Reporting eBay Sales
Sales on eBay that are purely hobby sales as defined by the IRS are claimed on the standard IRS Form 1040 as other income. Any deductions related to hobby selling, such as eBay listing fees, PayPal fees, the cost of packaging supplies and actual postage costs are reported in the Standard Deductions section of 1040. Sellers who are considered a business file IRS Form Schedule C, Profit or Loss from Business (Sole Proprietorship), which features detailed income and deduction reporting.
Deductions on Schedule C for eBay Business Owners
If you are a business claiming your eBay sales, then it is important to claim the deductions you are entitled to, as this helps reduce your overall tax burden. Common deductions eBay business owners are entitled to claim include business use of home, business use of personal vehicles, advertising costs, taxes paid, office expenses, legal fees, eBay fees, PayPal fees, shipping supply costs and postage costs. When these are factored into your return, you are left with a net profit that is taxable, instead of having to pay taxes on your total gross sales.

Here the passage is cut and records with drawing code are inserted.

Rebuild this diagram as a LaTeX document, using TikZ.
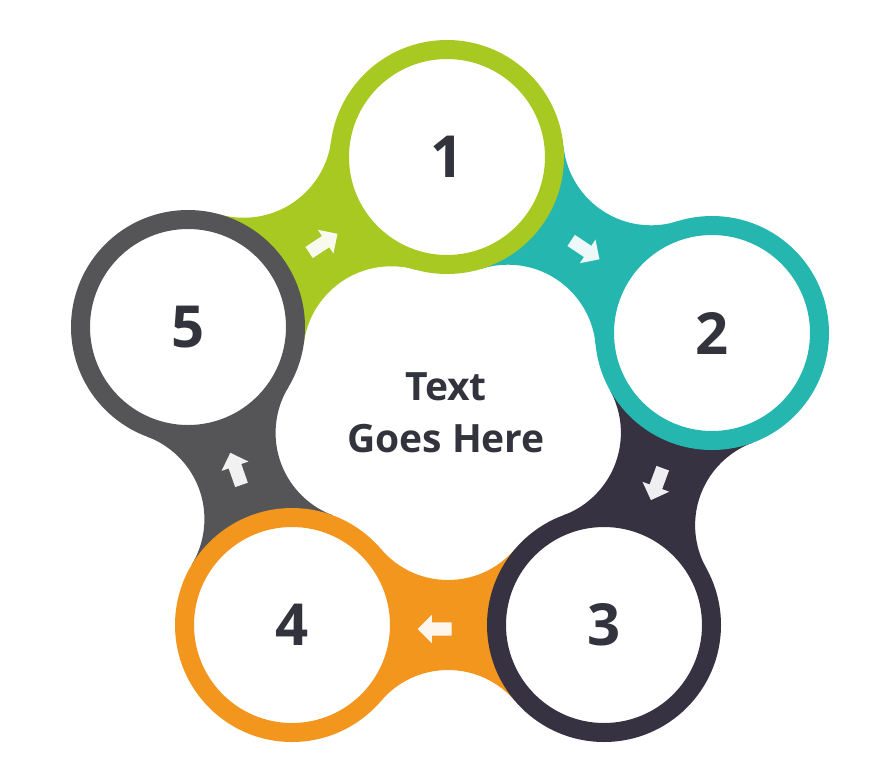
\documentclass[tikz,border=0pt]{standalone}
\usepackage{fontspec}
\setmainfont{Open Sans}
\usetikzlibrary{calc,shapes.arrows}
\definecolor{cgreen}{HTML}{A8C822}
\definecolor{cteal}{HTML}{26B6B0}
\definecolor{cdark}{HTML}{373242}
\definecolor{corange}{HTML}{F3961E}
\definecolor{cgray}{HTML}{555558}
\definecolor{ctext}{HTML}{33333D}
\newcommand\mybridge[5]{%
  \coordinate (#5m) at ($(#1)!0.5!(#2)$);
  \coordinate (#5p) at ($(#5m)!#3!90:(#2)$);
  \coordinate (#5q) at ($(#5m)!#3!-90:(#2)$);
  \begin{scope}
    \clip (#1) -- (#5p) -- (#2) -- (#5q) -- cycle;
    \fill[#4, even odd rule] (-50,-50) rectangle (930,806)
      (#5p) circle[radius=88pt] (#5q) circle[radius=88pt];
  \end{scope}}
\begin{document}
\begin{tikzpicture}[x=1pt,y=-1pt,
  ringnode/.style={circle, draw=#1, line width=19pt, fill=white,
    minimum size=215pt, inner sep=0pt, text=ctext,
    font=\fontsize{58}{60}\selectfont\bfseries},
  arrowshape/.style={single arrow, fill=white, fill opacity=0.92,
    inner xsep=0pt, inner ysep=6.5pt, minimum height=34pt,
    single arrow head extend=7.5pt, single arrow tip angle=90,
    outer sep=0pt},
  centertext/.style={text=ctext, anchor=base,
    font=\fontsize{39}{44}\selectfont\bfseries}]
\fill[white] (0,0) rectangle (880,756);
\useasboundingbox (0,0) rectangle (880,756);
\coordinate (c1) at (447,157);
\coordinate (c2) at (712,333);
\coordinate (c3) at (604,625);
\coordinate (c4) at (292,625);
\coordinate (c5) at (188,327);
% bridges
\mybridge{c5}{c1}{134.3pt}{cgreen}{b51}
\mybridge{c1}{c2}{129.3pt}{cteal}{b12}
\mybridge{c2}{c3}{133.4pt}{cdark}{b23}
\mybridge{c3}{c4}{133pt}{corange}{b34}
\mybridge{c4}{c5}{130.9pt}{cgray}{b45}
% rings
\node[ringnode=cgreen] (n1) at (c1) {1};
\node[ringnode=cteal] (n2) at (c2) {2};
\node[ringnode=cdark] (n3) at (c3) {3};
\node[ringnode=corange] (n4) at (c4) {4};
\node[ringnode=cgray] (n5) at (c5) {5};
% arrows
\node[arrowshape, rotate=33.3] (a51) at ($(b51m)+(3,3)$) {};
\node[arrowshape, rotate=-33.6] (a12) at ($(b12m)+(3,3)$) {};
\node[arrowshape, rotate=-110.3] (a23) at ($(b23m)+(0,2)$) {};
\node[arrowshape, rotate=180] (a34) at ($(b34m)+(-10,4)$) {};
\node[arrowshape, rotate=109.2] (a45) at ($(b45m)+(-3,-4)$) {};
% centre text
\node[centertext] (t1) at (446,400) {Text};
\node[centertext] (t2) at (446,452) {Goes Here};
\end{tikzpicture}
\end{document}
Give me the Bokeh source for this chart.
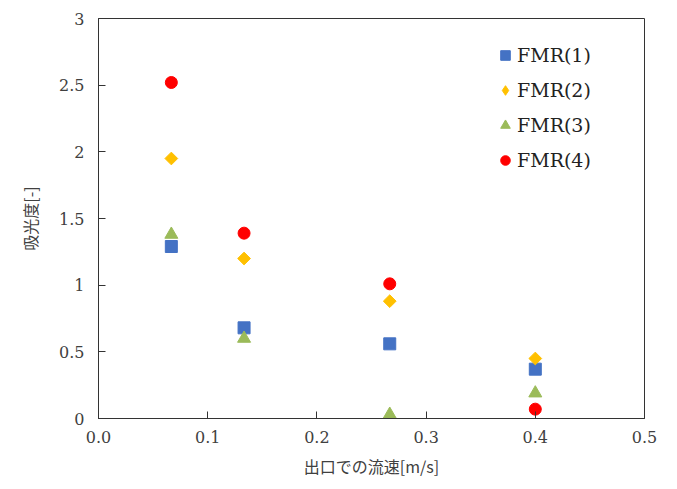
import math
from bokeh.plotting import figure
from bokeh.models import Legend, LegendItem, FixedTicker, NumeralTickFormatter
from bokeh.embed import file_html
from bokeh.resources import INLINE

# data
flow_speed = [0.0667, 0.1333, 0.2667, 0.4]
fmr1 = [1.29, 0.68, 0.56, 0.37]
fmr2 = [1.95, 1.20, 0.88, 0.45]
fmr3 = [1.38, 0.60, 0.03, 0.19]
fmr4 = [2.52, 1.39, 1.01, 0.07]
series_names = ["FMR(1)", "FMR(2)", "FMR(3)", "FMR(4)"]
x_ticks = [0.0, 0.1, 0.2, 0.3, 0.4, 0.5]
y_ticks = [0, 0.5, 1, 1.5, 2, 2.5, 3]

SERIF = "DejaVu Serif"
CJK = "Noto Sans CJK JP"

p = figure(width=661, height=473, output_backend="svg", toolbar_location=None,
           x_range=(0, 0.5), y_range=(0, 3),
           min_border_left=98, min_border_right=17, min_border_top=18, min_border_bottom=55)
p.frame_width = 546
p.frame_height = 400

p.xgrid.visible = False
p.ygrid.visible = False
p.outline_line_color = "#333333"
p.outline_line_width = 1
p.background_fill_color = "white"
p.border_fill_color = "white"

r1 = p.scatter(flow_speed, fmr1, marker="square", size=12, fill_color="#4472C4", line_color="#4472C4")
r2 = p.scatter(flow_speed, fmr2, marker="square", size=9, angle=math.pi / 4,
               fill_color="#FFC000", line_color="#FFC000")
r3 = p.scatter(flow_speed, fmr3, marker="triangle", size=13, fill_color="#9BBB59", line_color="#9BBB59")
r4 = p.scatter(flow_speed, fmr4, marker="circle", size=12, fill_color="#FF0000", line_color="#FF0000")
# legend key for the diamond series (legend glyphs are drawn unrotated, size set by the legend box)
r2_key = p.scatter(flow_speed, fmr2, marker="diamond", size=0, fill_color="#FFC000", line_color="#FFC000")

for ax in (p.xaxis[0], p.yaxis[0]):
    ax.axis_line_color = "#333333"
    ax.major_tick_line_color = "#333333"
    ax.minor_tick_line_color = None
    ax.major_tick_in = 7
    ax.major_tick_out = 0
    ax.major_label_text_font = SERIF
    ax.major_label_text_font_size = "16px"
    ax.major_label_text_color = "#404040"
    ax.axis_label_text_font = CJK
    ax.axis_label_text_font_size = "16px"
    ax.axis_label_text_font_style = "normal"
    ax.axis_label_text_color = "#404040"

p.xaxis.ticker = FixedTicker(ticks=x_ticks)
p.xaxis.formatter = NumeralTickFormatter(format="0.0")
p.yaxis.ticker = FixedTicker(ticks=y_ticks)
p.xaxis.major_label_standoff = 12
p.yaxis.major_label_standoff = 14
p.xaxis.axis_label = "出口での流速[m/s]"
p.yaxis.axis_label = "吸光度[-]"
p.xaxis.axis_label_standoff = 8
p.yaxis.axis_label_standoff = 14

legend = Legend(items=[LegendItem(label=series_names[0], renderers=[r1]),
                       LegendItem(label=series_names[1], renderers=[r2_key]),
                       LegendItem(label=series_names[2], renderers=[r3]),
                       LegendItem(label=series_names[3], renderers=[r4])],
                location=(395, 246))
legend.border_line_color = None
legend.background_fill_alpha = 0
legend.padding = 0
legend.margin = 0
legend.spacing = 11
legend.label_height = 24
legend.glyph_height = 24
legend.glyph_width = 24
legend.label_standoff = 0
legend.label_text_font = SERIF
legend.label_text_font_size = "19px"
legend.label_text_color = "#222222"
p.add_layout(legend)

open("out.html", "w").write(file_html(p, INLINE))
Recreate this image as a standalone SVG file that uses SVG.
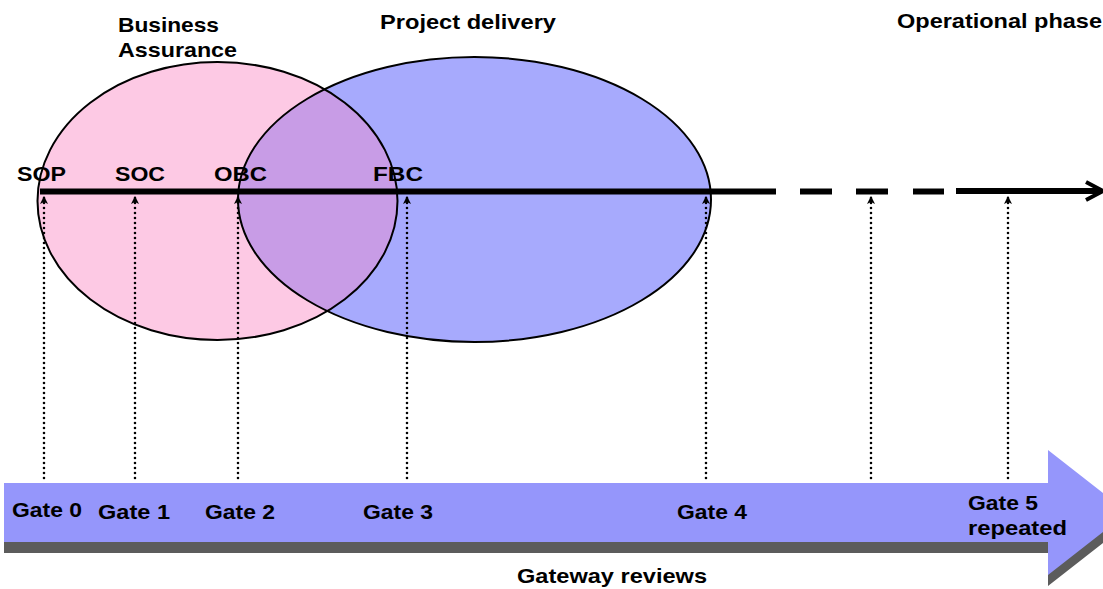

Recordkeeping for Hobby and Business Sellers
If you are either an eBay business or hobby seller, it is very important to keep detailed records concerning both your sales and deductions. Both hobby and business sellers must keep precise records of their total eBay and PayPal fees for the year, as well as postal receipts to prove postage costs. Business sellers should also retain documentation that helps verify the business use of their home and vehicle. A floor plan of a home office area coupled with photographs works well for the business use of home credits and a mileage log is sufficient proof for vehicle credits.
Future eBay Sales
Starting with tax year 2011, eBay's main payment venue, PayPal, is to begin collecting data for a 1099-K tax form. The 1099-K is intended for sellers who surpass £13,000 in gross payments and 200 individual transactions through PayPal. The form is sent to both the income earner and the IRS. When these are sent out in early 2012, midsize- to high-volume sellers are effectively removed from the honour system of claiming eBay sales.